Far from the madding crowd

far from the madding crowd

Book: Far from the madding crowd / Thomas Hardy

Waiting for my second child to be born and while my hormones were making my mood tango, I chose to watch “Far from the madding Crowd”, not knowing that it was based on a novel. Something intrigued me with this movie {was it the performances, the scenery, the fact that it portrays women with a male-dominated feminism (?)}, so I decided to buy the book. Luckily I didn’t find it translated in Greek. The way Thomas Hardy writes is sensational. It engrosses you right from the first paragraphs.

It narrates the story of Bathsheba Everdene. An arrogant, charming, independent woman, whose personality and fate, caused her to know tragedy but also true love.

The descriptions of the landscapes are like paintings. The metaphors Hardy uses are imaginative. Personally, I find it boring to read about landscapes. Especially, about landscapes I’m not familiar with. Nevertheless in this novel I thought they were amusing.
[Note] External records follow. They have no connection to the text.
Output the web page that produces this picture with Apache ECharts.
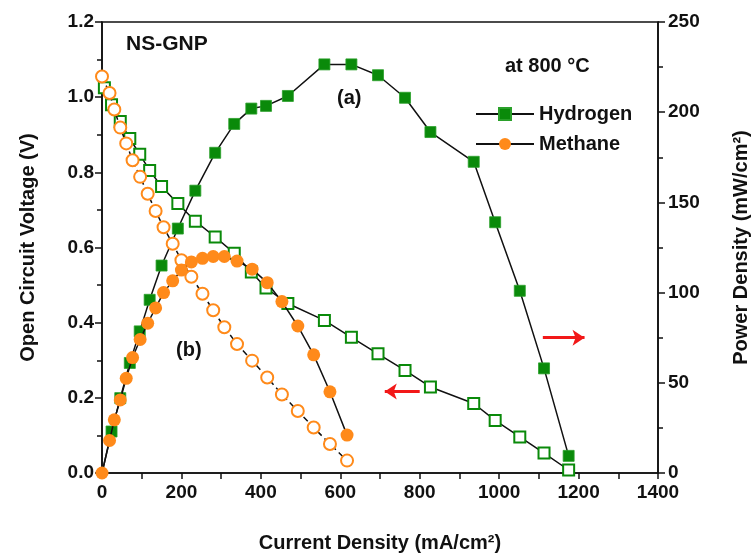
<!DOCTYPE html>
<html>
<head>
<meta charset="utf-8">
<script src="https://cdn.jsdelivr.net/npm/echarts@6/dist/echarts.min.js"></script>
<style>html,body{margin:0;padding:0;background:#fff;}#chart{width:752px;height:555px;}</style>
</head>
<body>
<div id="chart"></div>
<script>
// Hydrogen
const h2Current = [6, 24, 46, 70, 95, 120, 150, 191, 235, 285, 333, 376, 413, 468, 560, 628, 695, 763, 827, 936, 990, 1052, 1113, 1175];
const h2Voltage = [1.025, 0.980, 0.935, 0.890, 0.848, 0.805, 0.762, 0.717, 0.670, 0.628, 0.585, 0.535, 0.492, 0.451, 0.406, 0.361, 0.317, 0.273, 0.229, 0.185, 0.140, 0.096, 0.053, 0.008];
const h2PowerCurrent = [0, 24, 46, 70, 95, 120, 150, 191, 235, 285, 333, 376, 413, 468, 560, 628, 695, 763, 827, 936, 990, 1052, 1113, 1175];
const h2Power = [0, 23, 41.5, 61, 78.5, 96, 115, 135.5, 156.5, 177.5, 193.5, 202, 203.5, 209, 226.5, 226.5, 220.5, 208, 189, 172.5, 139, 101, 58, 9.5];
// Methane
const ch4Current = [0, 19, 31, 46, 61, 77, 96, 115, 135, 155, 178, 200, 225, 253, 280, 308, 340, 378, 416, 453, 493, 533, 574, 617];
const ch4Voltage = [1.055, 1.011, 0.967, 0.919, 0.877, 0.832, 0.788, 0.743, 0.697, 0.654, 0.610, 0.566, 0.522, 0.477, 0.433, 0.388, 0.343, 0.299, 0.254, 0.209, 0.165, 0.121, 0.077, 0.033];
const ch4Power = [0, 18, 29.5, 40.5, 52.5, 64, 74, 83, 91.5, 100, 106.5, 112.5, 117, 119, 120, 120, 117.5, 113, 105.5, 95, 81.5, 65.5, 45, 21];
// Axis ticks
const xTicks = [0, 200, 400, 600, 800, 1000, 1200, 1400];
const vTicks = [0.0, 0.2, 0.4, 0.6, 0.8, 1.0, 1.2];
const pTicks = [0, 50, 100, 150, 200, 250];

const zip = (a, b) => a.map((v, i) => [v, b[i]]);
const GREEN = '#0a8a0a';
const ORANGE = '#ff8a1a';
const FONT = 'Liberation Sans, Arial, sans-serif';

const chart = echarts.init(document.getElementById('chart'));
const axisLabelCommon = { color: '#111', fontFamily: FONT, fontWeight: 'bold', fontSize: 19 };
const axisLineCommon = { show: true, lineStyle: { color: '#111', width: 1.6 } };

chart.setOption({
  backgroundColor: '#fff',
  animation: false,
  grid: { left: 102, right: 94, top: 22, bottom: 82, containLabel: false, outerBoundsMode: 'none', show: true, borderColor: '#111', borderWidth: 1.6, backgroundColor: 'transparent' },
  legend: {
    data: ['Hydrogen', 'Methane'],
    left: 470, top: 99, orient: 'vertical',
    itemWidth: 58, itemHeight: 15, itemGap: 10,
    textStyle: { fontFamily: FONT, fontWeight: 'bold', fontSize: 20, color: '#111' }
  },
  xAxis: {
    type: 'value', min: xTicks[0], max: xTicks[xTicks.length - 1], interval: 200,
    name: 'Current Density (mA/cm²)', nameLocation: 'middle', nameGap: 60,
    nameTextStyle: { fontFamily: FONT, fontWeight: 'bold', fontSize: 20, color: '#111' },
    axisLine: axisLineCommon,
    axisTick: { show: true, length: 6, lineStyle: { color: '#111', width: 1.5 } },
    minorTick: { show: true, splitNumber: 2, length: 6, lineStyle: { color: '#111', width: 1.5 } },
    axisLabel: Object.assign({ margin: 10, formatter: v => String(v) }, axisLabelCommon),
    splitLine: { show: false }
  },
  yAxis: [
    {
      type: 'value', min: vTicks[0], max: vTicks[vTicks.length - 1], interval: 0.2, position: 'left',
      name: 'Open Circuit Voltage (V)', nameLocation: 'middle', nameGap: 64, nameRotate: 90,
      nameTextStyle: { fontFamily: FONT, fontWeight: 'bold', fontSize: 20, color: '#111' },
      axisLine: axisLineCommon,
      axisTick: { show: true, length: 7, lineStyle: { color: '#111', width: 1.5 } },
      minorTick: { show: true, splitNumber: 2, length: 5, lineStyle: { color: '#111', width: 1.5 } },
      axisLabel: Object.assign({ margin: 8, formatter: v => v.toFixed(1) }, axisLabelCommon),
      splitLine: { show: false }
    },
    {
      type: 'value', min: pTicks[0], max: pTicks[pTicks.length - 1], interval: 50, position: 'right',
      name: 'Power Density (mW/cm²)', nameLocation: 'middle', nameGap: 73, nameRotate: 90,
      nameTextStyle: { fontFamily: FONT, fontWeight: 'bold', fontSize: 20, color: '#111' },
      axisLine: axisLineCommon,
      axisTick: { show: true, length: 7, lineStyle: { color: '#111', width: 1.5 } },
      minorTick: { show: true, splitNumber: 2, length: 5, lineStyle: { color: '#111', width: 1.5 } },
      axisLabel: Object.assign({ margin: 10 }, axisLabelCommon),
      splitLine: { show: false }
    }
  ],
  series: [
    {
      name: 'Hydrogen OCV', type: 'line', yAxisIndex: 0, data: zip(h2Current, h2Voltage),
      symbol: 'emptyRect', symbolSize: 11, showAllSymbol: true,
      lineStyle: { color: '#111', width: 1.5 },
      itemStyle: { color: GREEN, borderColor: GREEN, borderWidth: 2 }, z: 2
    },
    {
      name: 'Hydrogen', type: 'line', yAxisIndex: 1,
      data: zip(h2PowerCurrent, h2Power).map((d, i) => i === 0 ? { value: d, symbolSize: 0 } : d),
      symbol: 'rect', symbolSize: 11, showAllSymbol: true,
      lineStyle: { color: '#111', width: 1.5 },
      itemStyle: { color: GREEN, borderColor: '#2aa02a', borderWidth: 0.8 }, z: 3,
      markLine: {
        silent: true, symbol: ['none', 'arrow'], symbolSize: [12, 12],
        label: { show: false },
        lineStyle: { color: '#f21818', width: 3, type: 'solid' },
        data: [[{ coord: [1110, 75] }, { coord: [1215, 75] }]]
      }
    },
    {
      name: 'Methane OCV', type: 'line', yAxisIndex: 0, data: zip(ch4Current, ch4Voltage),
      symbol: 'emptyCircle', symbolSize: 12, showAllSymbol: true,
      lineStyle: { color: '#111', width: 1.5, type: [6, 4] },
      itemStyle: { color: ORANGE, borderColor: ORANGE, borderWidth: 2 }, z: 4,
      markLine: {
        silent: true, symbol: ['none', 'arrow'], symbolSize: [12, 12],
        label: { show: false },
        lineStyle: { color: '#f21818', width: 3, type: 'solid' },
        data: [[{ coord: [800, 0.217] }, { coord: [712, 0.217] }]]
      }
    },
    {
      name: 'Methane', type: 'line', yAxisIndex: 1, data: zip(ch4Current, ch4Power),
      symbol: 'circle', symbolSize: 13, showAllSymbol: true,
      lineStyle: { color: '#111', width: 1.5 },
      itemStyle: { color: ORANGE }, z: 5
    }
  ],
  graphic: [
    { type: 'text', left: 126, top: 34, style: { text: 'NS-GNP', font: 'bold 21px ' + FONT, fill: '#111' } },
    { type: 'text', left: 505, top: 56, style: { text: 'at 800 °C', font: 'bold 20px ' + FONT, fill: '#111' } },
    { type: 'text', left: 337, top: 88, style: { text: '(a)', font: 'bold 20px ' + FONT, fill: '#111' } },
    { type: 'text', left: 176, top: 340, style: { text: '(b)', font: 'bold 20px ' + FONT, fill: '#111' } }
  ]
});
</script>
</body>
</html>
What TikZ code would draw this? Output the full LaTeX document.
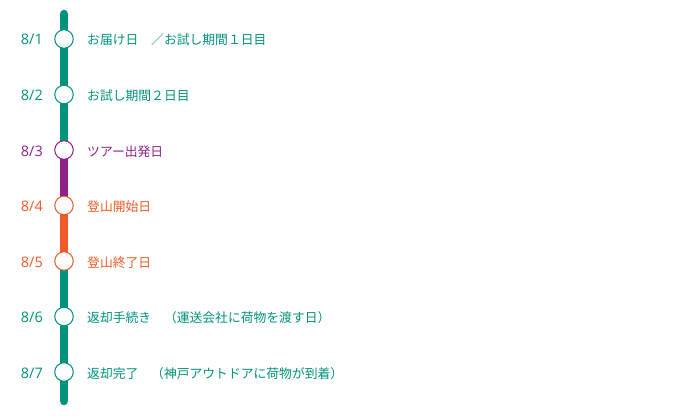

It is not another romantic novel. The main character isn’t even pleasant. All character have flaws. Annoying ones. The novel is full of contradictions, overturns, mystery. The protagonists are eccentric in a familiar kind of way. He doesn’t let you to clearly like or dislike any of them. And although the ending is probably the expected, it leaves the reader with a feeling of injustice. I can’t say anything else without revealing how it all ends, but I will say this. Read it. It’s worth it.

Let Thomas Hardy tell us a little about his characters:

Bathsheba Everdene : “…I shouldn’t mind being a bride at a wedding, if I could be one without having a husband.”

Sergeant Troy’s philosophy of life “… the past was yesterday; the future, tomorrow; never, the day after.”

Farmer Boldwood: “He was erect in attitude, and quiet in demeanour. One characteristic pre-eminently marked him – dignity.”

Gabriel Oak: “…when his friends and critics were in tantrums, he was considered rather a bad man; when they were pleased, he was rather a good man; when they were neither, he was a man whose moral colour was a kind of pepper-and-salt mixture.”